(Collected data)
####################

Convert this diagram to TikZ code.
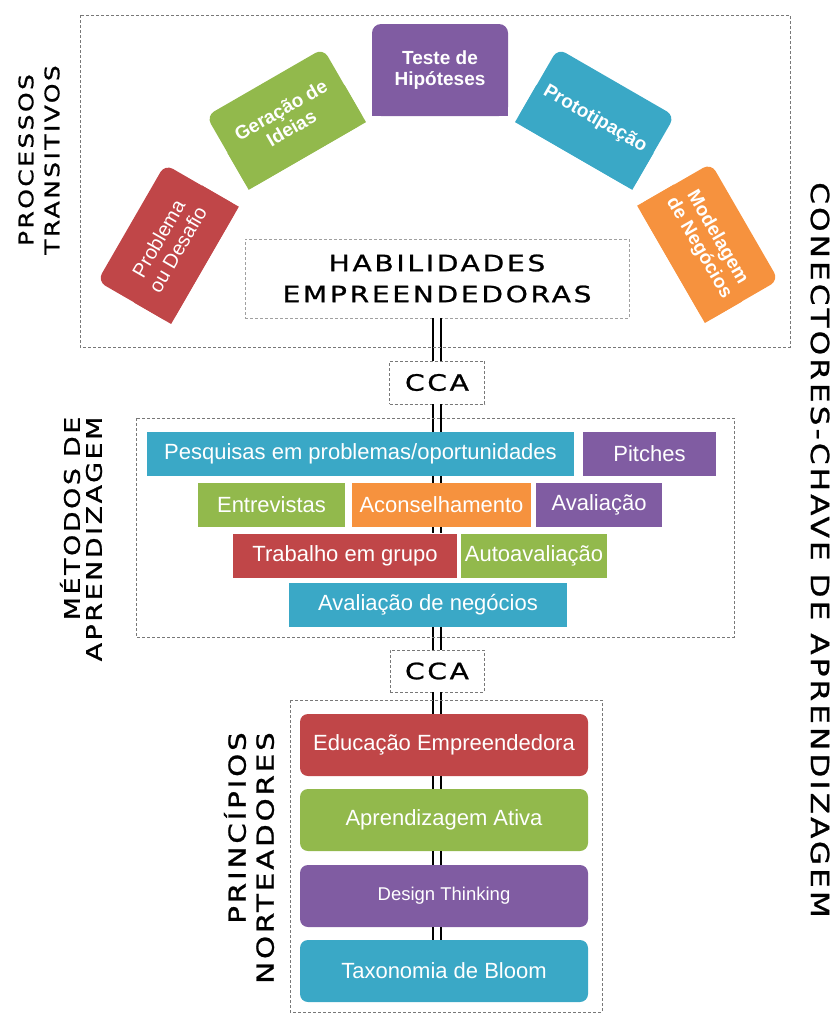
\documentclass[tikz,border=0pt]{standalone}
\usepackage{fontspec}
\setmainfont{Liberation Sans}
\newfontfamily\techfont[FakeStretch=1.25,LetterSpace=12,FakeBold=1]{DejaVu Sans}
\usetikzlibrary{backgrounds}
\definecolor{cred}{RGB}{192,70,72}
\definecolor{cgreen}{RGB}{146,185,76}
\definecolor{cpurple}{RGB}{128,92,162}
\definecolor{cblue}{RGB}{58,168,198}
\definecolor{corange}{RGB}{246,146,62}
\definecolor{dashgray}{RGB}{120,120,120}
\tikzset{
  frame/.style={draw=dashgray,dash pattern=on 3pt off 2pt,line width=0.8pt},
  tag/.style={frame,inner sep=0pt,align=center,font=\techfont\fontsize{22.5}{31}\selectfont},
  side/.style={align=#1,inner sep=0pt},
  link/.style={draw=black,line width=2.5pt,double=white,double distance=5.5pt},
  arcbox/.style={fill=#1,text=white,rounded corners=9pt,minimum width=135pt,minimum height=85pt,
    inner sep=0pt,align=center,font=\bfseries\fontsize{19}{21}\selectfont},
  meth/.style={fill=#1,text=white,inner sep=0pt,minimum height=44pt,font=\fontsize{22}{24}\selectfont},
  princ/.style={fill=#1,text=white,rounded corners=8pt,minimum width=288pt,minimum height=62pt,
    inner sep=0pt,font=\fontsize{22}{24}\selectfont}
}
\begin{document}
\begin{tikzpicture}[x=1pt,y=-1pt]
\useasboundingbox (0,0) rectangle (838,1020);

% processos transitivos
\node[arcbox=cred,rotate=60,font=\fontsize{20}{22}\selectfont] (prob) at (168,244) {Problema\\ou Desafio};
\node[arcbox=cgreen,rotate=30] (ideias) at (286,119) {Geração de\\Ideias};
\node[arcbox=cpurple,minimum width=136pt,minimum height=92pt] (teste) at (440,70) {Teste de\\Hipóteses};
\node[arcbox=cblue,rotate=-30] (proto) at (595,119) {Prototipação};
\node[arcbox=corange,rotate=-60] (model) at (708,243) {Modelagem\\de Negócios};
\begin{scope}[on background layer]
\foreach \n/\c in {prob/cred,ideias/cgreen,teste/cpurple,proto/cblue,model/corange}
  \fill[\c] (\n.west) -- (\n.south west) -- (\n.south east) -- (\n.east) -- cycle;
\end{scope}
\node[tag,draw=dashgray!70,minimum width=384pt,minimum height=79pt] (habil) at (437,278.5) {HABILIDADES\\EMPREENDEDORAS};
\node[tag,minimum width=95pt,minimum height=43pt] (cca1) at (437,382.5) {CCA};

% metodos de aprendizagem
\node[meth=cblue,minimum width=427pt] (pesq) at (360.5,454) {Pesquisas em problemas/oportunidades};
\node[meth=cpurple,minimum width=133pt] (pitch) at (649.5,454) {Pitches};
\node[meth=cgreen,minimum width=147pt] (entre) at (271.5,505) {Entrevistas};
\node[meth=corange,minimum width=179pt] (acons) at (441.5,505) {Aconselhamento};
\node[meth=cpurple,minimum width=126pt] (aval) at (599,505) {Avaliação};
\node[meth=cred,minimum width=224pt] (trab) at (345,555.5) {Trabalho em grupo};
\node[meth=cgreen,minimum width=146pt] (auto) at (534,555.5) {Autoavaliação};
\node[meth=cblue,minimum width=278pt] (neg) at (428,605) {Avaliação de negócios};
\node[tag,minimum width=94pt,minimum height=42pt] (cca2) at (437,671) {CCA};

% principios norteadores
\node[princ=cred] (edu) at (444,745) {Educação Empreendedora};
\node[princ=cgreen] (ativa) at (444,820) {Aprendizagem Ativa};
\node[princ=cpurple,font=\fontsize{18.5}{20}\selectfont] (design) at (444,896) {Design Thinking};
\node[princ=cblue] (bloom) at (444,971) {Taxonomia de Bloom};

% conectores
\draw[link] (habil.south) -- (cca1.north);
\draw[link] (cca1.south) -- (cca1.south |- pesq.north);
\draw[link] (cca1.south |- pesq.south) -- (cca1.south |- acons.north);
\draw[link] (cca1.south |- acons.south) -- (cca1.south |- trab.north);
\draw[link] (cca1.south |- neg.south) -- (cca2.north);
\draw[link] (cca2.south) -- (cca2.south |- edu.north);
\draw[link] (edu.south -| cca2.south) -- (ativa.north -| cca2.south);
\draw[link] (ativa.south -| cca2.south) -- (design.north -| cca2.south);
\draw[link] (design.south -| cca2.south) -- (bloom.north -| cca2.south);

% molduras
\draw[frame] (80,15) rectangle (790,347);
\draw[frame] (136,418) rectangle (734,637);
\draw[frame] (290,700) rectangle (602,1012);

% rotulos laterais
\node[side=center,rotate=90,font=\techfont\fontsize{20}{26}\selectfont] (proc) at (39,160) {PROCESSOS\\TRANSITIVOS};
\node[side=right,rotate=90,font=\techfont\fontsize{21.5}{22}\selectfont] (metod) at (81,539) {MÉTODOS DE\\APRENDIZAGEM};
\node[side=right,rotate=90,font=\techfont\fontsize{23.5}{28}\selectfont] (princ) at (249,858) {PRINCÍPIOS\\NORTEADORES};
\node[side=center,rotate=-90,font=\techfont\fontsize{25}{25}\selectfont] (conect) at (820,550) {CONECTORES-CHAVE DE APRENDIZAGEM};
\end{tikzpicture}
\end{document}
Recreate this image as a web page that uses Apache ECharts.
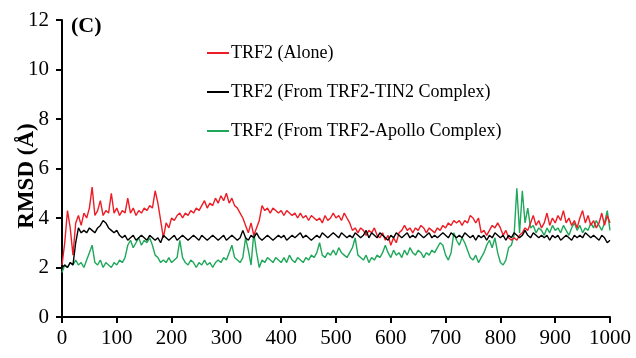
<!DOCTYPE html>
<html><head><meta charset="utf-8">
<script src="https://cdn.jsdelivr.net/npm/echarts@6/dist/echarts.min.js"></script>
<style>html,body{margin:0;padding:0;background:#fff}#c{width:636px;height:358px}</style>
</head><body><div id="c"></div>
<script>
var timeStep = 5;
var seriesNames = ['TRF2 (Alone)', 'TRF2 (From TRF2-TIN2 Complex)', 'TRF2 (From TRF2-Apollo Complex)'];
var yAxisTitle = 'RMSD (Å)';
var panelLabel = '(C)';
var xTicks = [0,100,200,300,400,500,600,700,800,900,1000];
var yTicks = [0,2,4,6,8,10,12];
var alone = [2.1,3.0,4.3,3.6,2.5,3.8,4.1,3.7,4.2,4.0,4.4,5.25,4.1,4.3,4.7,4.1,4.3,4.2,5.0,4.2,
4.4,4.1,4.3,4.2,4.8,4.2,4.4,4.1,4.3,4.2,4.4,4.3,4.5,4.4,5.1,4.6,3.9,3.2,3.8,3.6,
4.0,3.9,4.1,4.2,4.0,4.2,4.1,4.3,4.2,4.4,4.3,4.5,4.7,4.4,4.6,4.5,4.8,4.6,4.9,4.7,
5.0,4.6,4.8,4.5,4.4,4.2,4.0,3.7,3.4,3.8,3.3,3.6,3.9,4.5,4.3,4.4,4.2,4.4,4.3,4.2,
4.3,4.1,4.3,4.2,4.1,4.2,4.0,4.2,4.0,4.1,3.9,4.1,4.0,3.9,4.0,3.8,4.1,3.9,4.0,4.2,
4.0,4.1,3.9,4.2,4.0,3.8,3.5,3.6,3.4,3.6,3.5,3.3,3.5,3.4,3.6,3.3,3.2,3.4,3.1,3.3,
2.9,3.2,3.0,3.4,3.5,3.7,3.5,3.6,3.4,3.6,3.5,3.7,3.6,3.4,3.6,3.5,3.4,3.6,3.5,3.7,
3.6,3.8,3.7,3.9,3.8,3.9,3.7,3.9,3.8,4.1,4.0,3.8,4.0,3.4,3.5,3.3,3.5,3.7,3.6,3.8,
3.6,3.3,3.5,3.2,3.1,3.2,3.1,3.3,3.4,3.6,3.5,3.8,4.1,3.7,3.9,3.6,3.8,4.2,3.7,4.0,
3.8,4.1,3.9,4.3,3.8,4.0,3.7,3.9,3.6,4.0,4.3,3.8,4.1,3.7,3.9,3.6,3.8,4.2,3.7,4.1,3.8];
var tin2 = [2.0,2.1,2.0,2.2,2.1,3.0,3.6,3.4,3.5,3.4,3.6,3.5,3.4,3.6,3.7,3.9,3.8,3.6,3.5,3.4,
3.5,3.3,3.2,3.3,3.1,3.2,3.3,3.1,3.2,3.3,3.2,3.1,3.3,3.2,3.1,3.2,3.0,3.3,3.2,3.1,
3.2,3.3,3.1,3.2,3.3,3.2,3.1,3.2,3.3,3.2,3.1,3.3,3.2,3.1,3.2,3.3,3.2,3.1,3.2,3.3,
3.1,3.2,3.3,3.2,3.1,3.2,3.5,3.2,3.1,3.3,3.2,3.4,3.2,3.1,3.2,3.3,3.2,3.1,3.2,3.3,
3.2,3.3,3.1,3.2,3.3,3.2,3.3,3.4,3.2,3.3,3.2,3.1,3.2,3.3,3.2,3.4,3.3,3.2,3.3,3.4,
3.3,3.2,3.4,3.3,3.2,3.3,3.2,3.4,3.3,3.2,3.3,3.5,3.2,3.4,3.3,3.2,3.4,3.3,3.2,3.1,
3.3,3.2,3.4,3.3,3.2,3.3,3.4,3.2,3.3,3.2,3.4,3.3,3.2,3.3,3.4,3.2,3.3,3.2,3.3,3.4,
3.3,3.2,3.4,3.3,3.2,3.3,3.2,3.4,3.3,3.2,3.3,3.1,3.3,3.2,3.3,3.1,3.3,3.2,3.4,3.3,
3.2,3.3,3.1,3.3,3.2,3.4,3.3,3.2,3.3,3.5,3.3,3.2,3.4,3.3,3.2,3.3,3.2,3.3,3.1,3.3,
3.2,3.3,3.1,3.2,3.3,3.2,3.1,3.3,3.2,3.3,3.2,3.4,3.3,3.2,3.3,3.2,3.1,3.3,3.2,3.0,3.1];
var apollo = [1.8,2.1,2.0,2.2,2.1,2.3,2.1,2.2,2.0,2.3,2.6,2.9,2.2,2.1,2.3,2.0,2.2,2.1,2.0,2.2,
2.1,2.3,2.2,2.4,2.9,3.1,2.8,3.0,3.2,2.9,3.1,3.0,3.2,2.9,2.5,2.4,2.2,2.3,2.2,2.4,
2.2,2.3,2.4,3.1,2.4,2.2,2.1,2.3,2.2,2.0,2.2,2.1,2.3,2.1,2.2,2.0,2.2,2.3,2.2,2.4,
2.3,2.6,2.9,2.4,2.3,2.2,2.4,3.2,2.7,2.1,3.4,2.6,2.0,2.3,2.2,2.4,2.3,2.2,2.4,2.3,
2.2,2.4,2.2,2.5,2.3,2.2,2.4,2.3,2.2,2.4,2.3,2.5,2.4,2.6,3.0,2.5,2.4,2.6,2.5,2.7,
2.5,2.8,2.6,2.5,2.4,2.6,2.8,3.2,2.5,2.4,2.3,2.5,2.2,2.4,2.3,2.5,2.4,2.6,2.9,2.6,
2.4,2.7,2.5,2.6,2.4,2.7,2.5,2.8,2.6,2.5,2.7,2.6,2.4,2.6,2.5,2.7,2.6,2.8,3.0,2.9,
2.5,2.3,2.6,3.4,3.1,2.9,3.2,3.0,2.7,2.4,2.3,2.5,2.2,2.4,2.6,2.9,3.1,2.8,3.2,2.6,
2.2,2.1,2.3,2.8,2.9,3.3,5.2,3.4,5.1,3.8,4.4,3.6,3.7,3.4,3.6,3.5,3.3,3.6,3.4,3.7,
3.5,3.6,3.4,3.7,3.5,3.3,3.6,3.8,3.5,3.7,3.4,3.6,3.5,3.8,3.6,3.9,3.7,3.5,3.8,4.3,3.5];

function pairs(arr){ return arr.map(function(v,i){ return [i*timeStep, v]; }); }
var serif = '"Liberation Serif","DejaVu Serif",serif';
var colors = ['#ee1c25', '#000000', '#1fa85a'];
var chart = echarts.init(document.getElementById('c'), null, {renderer:'canvas'});
chart.setOption({
  animation:false,
  backgroundColor:'#fff',
  color: colors,
  grid:{left:62, right:26, top:20, bottom:41, containLabel:false, outerBoundsMode:'none'},
  graphic:[
    {type:'text', left:71, top:15, style:{text:panelLabel, font:'bold 22px '+serif, fill:'#000'}},
    {type:'text', x:27, y:176, rotation:Math.PI/2,
     style:{text:yAxisTitle, font:'bold 23px '+serif, fill:'#000', align:'center', verticalAlign:'middle'}}
  ],
  legend:{
    orient:'vertical', left:202, top:39, itemGap:21, itemWidth:22, itemHeight:2,
    icon:'rect', data:seriesNames,
    textStyle:{fontFamily:serif, fontSize:18, color:'#000', padding:[0,0,0,-3]}
  },
  xAxis:{
    type:'value', min:0, max:1000, interval:100,
    axisLine:{show:true, onZero:false, lineStyle:{color:'#000', width:2}},
    axisTick:{show:true, inside:false, length:6, lineStyle:{color:'#000', width:2}},
    axisLabel:{fontFamily:serif, fontSize:21, color:'#000', margin:11,
      formatter:function(v){ return xTicks.indexOf(v) >= 0 ? String(v) : ''; }},
    splitLine:{show:false}
  },
  yAxis:{
    type:'value', min:0, max:12, interval:2,
    axisLine:{show:true, lineStyle:{color:'#000', width:2}},
    axisTick:{show:true, inside:false, length:6, lineStyle:{color:'#000', width:2}},
    axisLabel:{fontFamily:serif, fontSize:21, color:'#000', margin:13,
      formatter:function(v){ return yTicks.indexOf(v) >= 0 ? String(v) : ''; }},
    splitLine:{show:false}
  },
  series:[
    {name:seriesNames[0], type:'line', data:pairs(alone), showSymbol:false, lineStyle:{width:1.4}, z:3},
    {name:seriesNames[1], type:'line', data:pairs(tin2), showSymbol:false, lineStyle:{width:1.4}, z:4},
    {name:seriesNames[2], type:'line', data:pairs(apollo), showSymbol:false, lineStyle:{width:1.4}, z:2}
  ]
});
</script></body></html>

####################

[What is expected]
Begin with the first line of the records and repeat every line up to the one with "width=95pt,minimum height=43pt] (cca1)", counting that line too. Pictures are not part of the copy.

[Final result]
Convert this diagram to TikZ code.
\documentclass[tikz,border=0pt]{standalone}
\usepackage{fontspec}
\setmainfont{Liberation Sans}
\newfontfamily\techfont[FakeStretch=1.25,LetterSpace=12,FakeBold=1]{DejaVu Sans}
\usetikzlibrary{backgrounds}
\definecolor{cred}{RGB}{192,70,72}
\definecolor{cgreen}{RGB}{146,185,76}
\definecolor{cpurple}{RGB}{128,92,162}
\definecolor{cblue}{RGB}{58,168,198}
\definecolor{corange}{RGB}{246,146,62}
\definecolor{dashgray}{RGB}{120,120,120}
\tikzset{
  frame/.style={draw=dashgray,dash pattern=on 3pt off 2pt,line width=0.8pt},
  tag/.style={frame,inner sep=0pt,align=center,font=\techfont\fontsize{22.5}{31}\selectfont},
  side/.style={align=#1,inner sep=0pt},
  link/.style={draw=black,line width=2.5pt,double=white,double distance=5.5pt},
  arcbox/.style={fill=#1,text=white,rounded corners=9pt,minimum width=135pt,minimum height=85pt,
    inner sep=0pt,align=center,font=\bfseries\fontsize{19}{21}\selectfont},
  meth/.style={fill=#1,text=white,inner sep=0pt,minimum height=44pt,font=\fontsize{22}{24}\selectfont},
  princ/.style={fill=#1,text=white,rounded corners=8pt,minimum width=288pt,minimum height=62pt,
    inner sep=0pt,font=\fontsize{22}{24}\selectfont}
}
\begin{document}
\begin{tikzpicture}[x=1pt,y=-1pt]
\useasboundingbox (0,0) rectangle (838,1020);

% processos transitivos
\node[arcbox=cred,rotate=60,font=\fontsize{20}{22}\selectfont] (prob) at (168,244) {Problema\\ou Desafio};
\node[arcbox=cgreen,rotate=30] (ideias) at (286,119) {Geração de\\Ideias};
\node[arcbox=cpurple,minimum width=136pt,minimum height=92pt] (teste) at (440,70) {Teste de\\Hipóteses};
\node[arcbox=cblue,rotate=-30] (proto) at (595,119) {Prototipação};
\node[arcbox=corange,rotate=-60] (model) at (708,243) {Modelagem\\de Negócios};
\begin{scope}[on background layer]
\foreach \n/\c in {prob/cred,ideias/cgreen,teste/cpurple,proto/cblue,model/corange}
  \fill[\c] (\n.west) -- (\n.south west) -- (\n.south east) -- (\n.east) -- cycle;
\end{scope}
\node[tag,draw=dashgray!70,minimum width=384pt,minimum height=79pt] (habil) at (437,278.5) {HABILIDADES\\EMPREENDEDORAS};
\node[tag,minimum width=95pt,minimum height=43pt] (cca1) at (437,382.5) {CCA};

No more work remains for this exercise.